What this task involves: Go through the data below and copy it exactly, skipping every picture.

Data block:
· · · ·
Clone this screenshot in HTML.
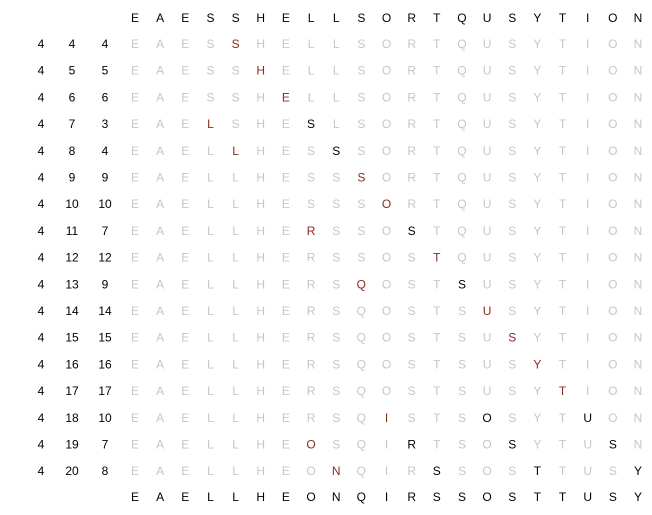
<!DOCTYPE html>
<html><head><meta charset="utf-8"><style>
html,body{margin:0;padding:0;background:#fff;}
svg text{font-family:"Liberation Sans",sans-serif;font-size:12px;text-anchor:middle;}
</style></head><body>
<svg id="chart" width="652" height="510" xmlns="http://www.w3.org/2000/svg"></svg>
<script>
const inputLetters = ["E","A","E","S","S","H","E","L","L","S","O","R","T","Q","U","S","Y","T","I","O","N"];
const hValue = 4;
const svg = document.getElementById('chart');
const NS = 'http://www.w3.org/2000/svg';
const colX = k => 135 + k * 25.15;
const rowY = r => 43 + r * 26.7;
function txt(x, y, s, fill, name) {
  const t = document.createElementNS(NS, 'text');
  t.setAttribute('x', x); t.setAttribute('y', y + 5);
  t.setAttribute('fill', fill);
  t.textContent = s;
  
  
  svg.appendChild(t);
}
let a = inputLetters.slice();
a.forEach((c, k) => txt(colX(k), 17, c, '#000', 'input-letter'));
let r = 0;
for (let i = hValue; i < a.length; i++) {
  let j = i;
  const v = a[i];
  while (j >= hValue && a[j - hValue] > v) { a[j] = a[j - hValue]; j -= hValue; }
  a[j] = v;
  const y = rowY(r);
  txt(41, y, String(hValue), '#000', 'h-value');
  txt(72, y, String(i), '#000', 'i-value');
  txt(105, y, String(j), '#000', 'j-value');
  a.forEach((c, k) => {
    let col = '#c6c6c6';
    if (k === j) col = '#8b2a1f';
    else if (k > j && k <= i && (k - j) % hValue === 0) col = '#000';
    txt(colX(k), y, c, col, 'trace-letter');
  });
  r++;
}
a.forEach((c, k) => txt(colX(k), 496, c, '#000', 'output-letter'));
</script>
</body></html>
· · · ·
Correct result:
Clone this screenshot in HTML.
<!DOCTYPE html>
<html><head><meta charset="utf-8"><style>
html,body{margin:0;padding:0;background:#fff;}
svg text{font-family:"Liberation Sans",sans-serif;font-size:12px;text-anchor:middle;}
</style></head><body>
<svg id="chart" width="652" height="510" xmlns="http://www.w3.org/2000/svg"></svg>
<script>
const inputLetters = ["E","A","E","S","S","H","E","L","L","S","O","R","T","Q","U","S","Y","T","I","O","N"];
const hValue = 4;
const svg = document.getElementById('chart');
const NS = 'http://www.w3.org/2000/svg';
const colX = k => 135 + k * 25.15;
const rowY = r => 43 + r * 26.7;
function txt(x, y, s, fill, name) {
  const t = document.createElementNS(NS, 'text');
  t.setAttribute('x', x); t.setAttribute('y', y + 5);
  t.setAttribute('fill', fill);
  t.textContent = s;
  
  
  svg.appendChild(t);
}
let a = inputLetters.slice();
a.forEach((c, k) => txt(colX(k), 17, c, '#000', 'input-letter'));
let r = 0;
for (let i = hValue; i < a.length; i++) {
  let j = i;
  const v = a[i];
  while (j >= hValue && a[j - hValue] > v) { a[j] = a[j - hValue]; j -= hValue; }
  a[j] = v;
  const y = rowY(r);
  txt(41, y, String(hValue), '#000', 'h-value');
  txt(72, y, String(i), '#000', 'i-value');
  txt(105, y, String(j), '#000', 'j-value');
  a.forEach((c, k) => {
    let col = '#c6c6c6';
    if (k === j) col = '#8b2a1f';
    else if (k > j && k <= i && (k - j) % hValue === 0) col = '#000';
    txt(colX(k), y, c, col, 'trace-letter');
  });
  r++;
}
a.forEach((c, k) => txt(colX(k), 496, c, '#000', 'output-letter'));
</script>
</body></html>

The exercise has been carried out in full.